Choć rynek budowlany w Polsce się nie załamał, to koronawirus sprawia, że wiele gospodarstw domowych może mieć trudności z wykazaniem się wymaganą przez banki zdolnością kredytową. Taki stan może potrwać nawet kilkadziesiąt miesięcy i pozbawić wielu Polaków możliwości zdobycia własnego mieszkania. Rząd rusza z pomocą.
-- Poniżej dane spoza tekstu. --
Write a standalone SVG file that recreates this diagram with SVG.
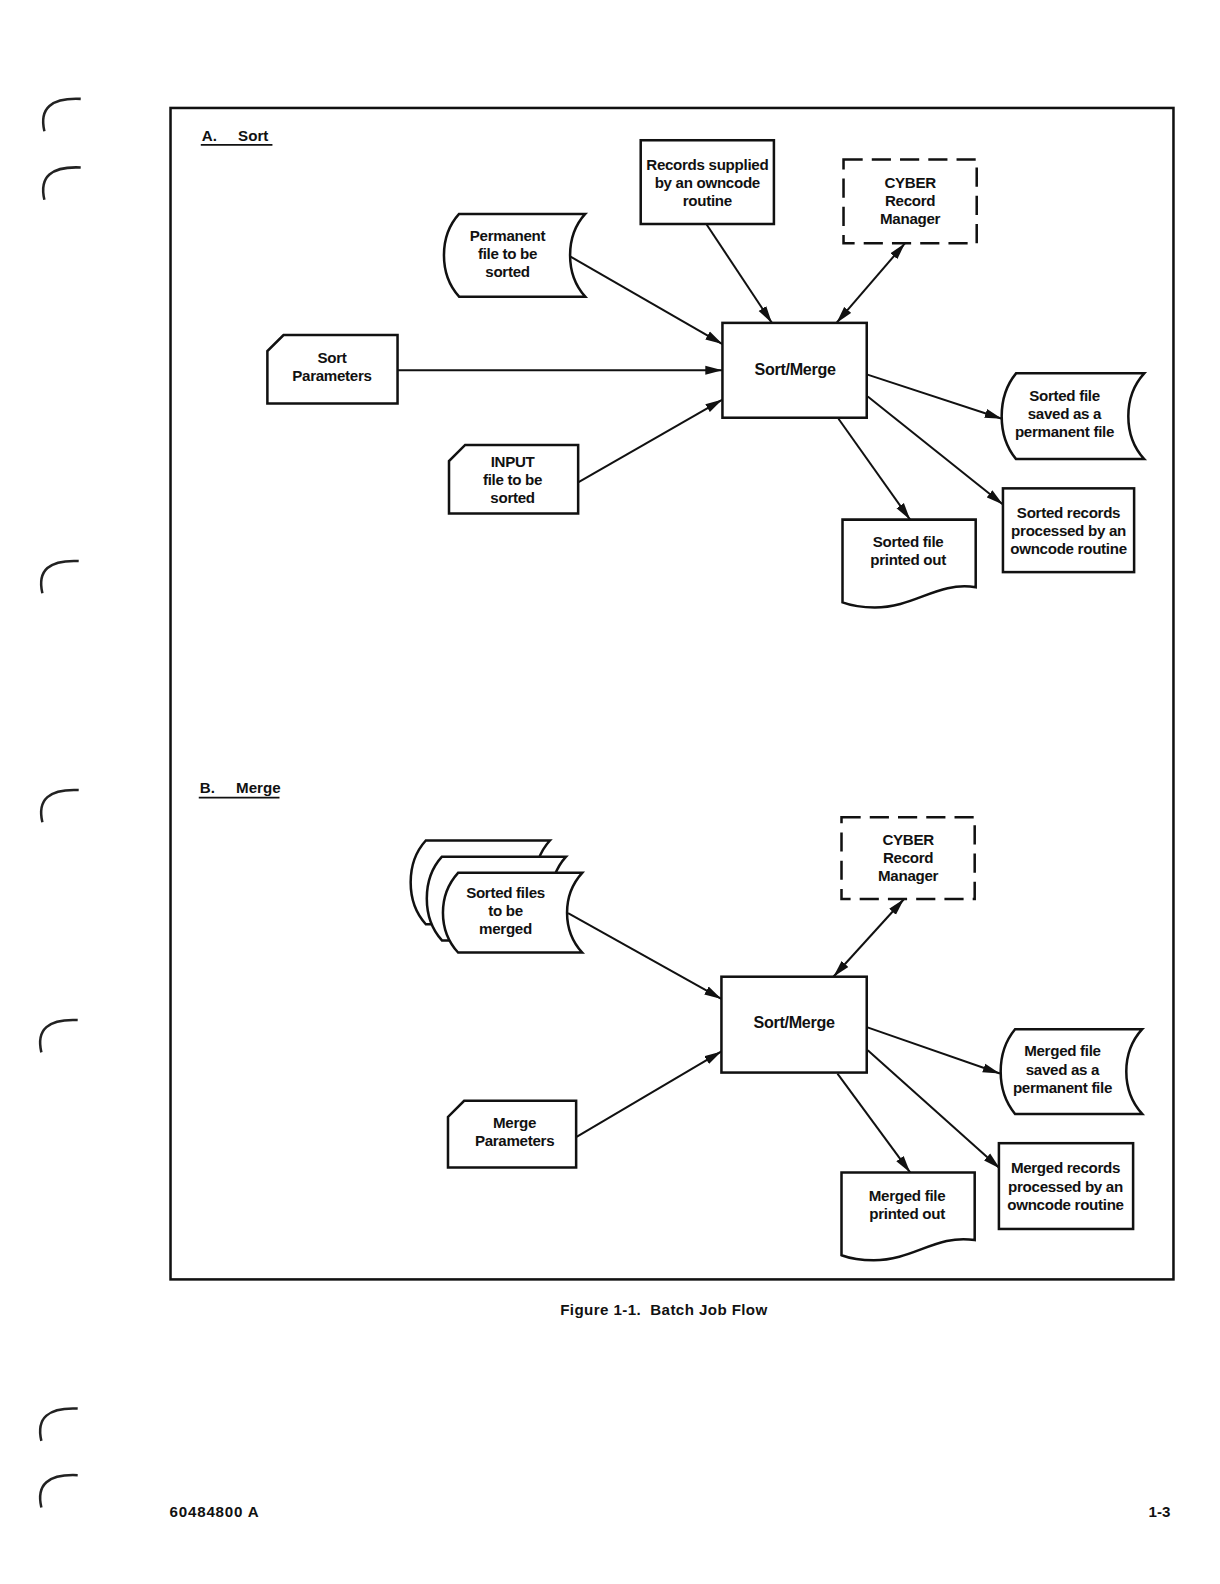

- " Odpowiedzią na tę sytuację powinno być budownictwo czynszowe, społeczne. Mamy cały pakiet rozwiązań, który z jednej strony oferuje rodzinom dopłaty do czynszów, a z drugiej dopłaty do gminnych czy miejskich spółek mieszkaniowych, które pozwolą budować tańsze mieszkania. Jesteśmy w kontakcie z takimi spółkami, warunki, jakie im proponujemy z Bankiem Gospodarstwa Krajowego, są tak korzystne, że chcą ruszyć z inwestycjami" - powiedziała Emilewicz, pytana o prorozwojową strategię rządu, która spowodowałaby wzrost gospodarczy.
Dodała, że duże zależy od tego, jak szybko uruchomimy gospodarkę, choć "już wiadomo, że w ciągu kilku miesięcy nie wróci ona do stanu sprzed epidemii".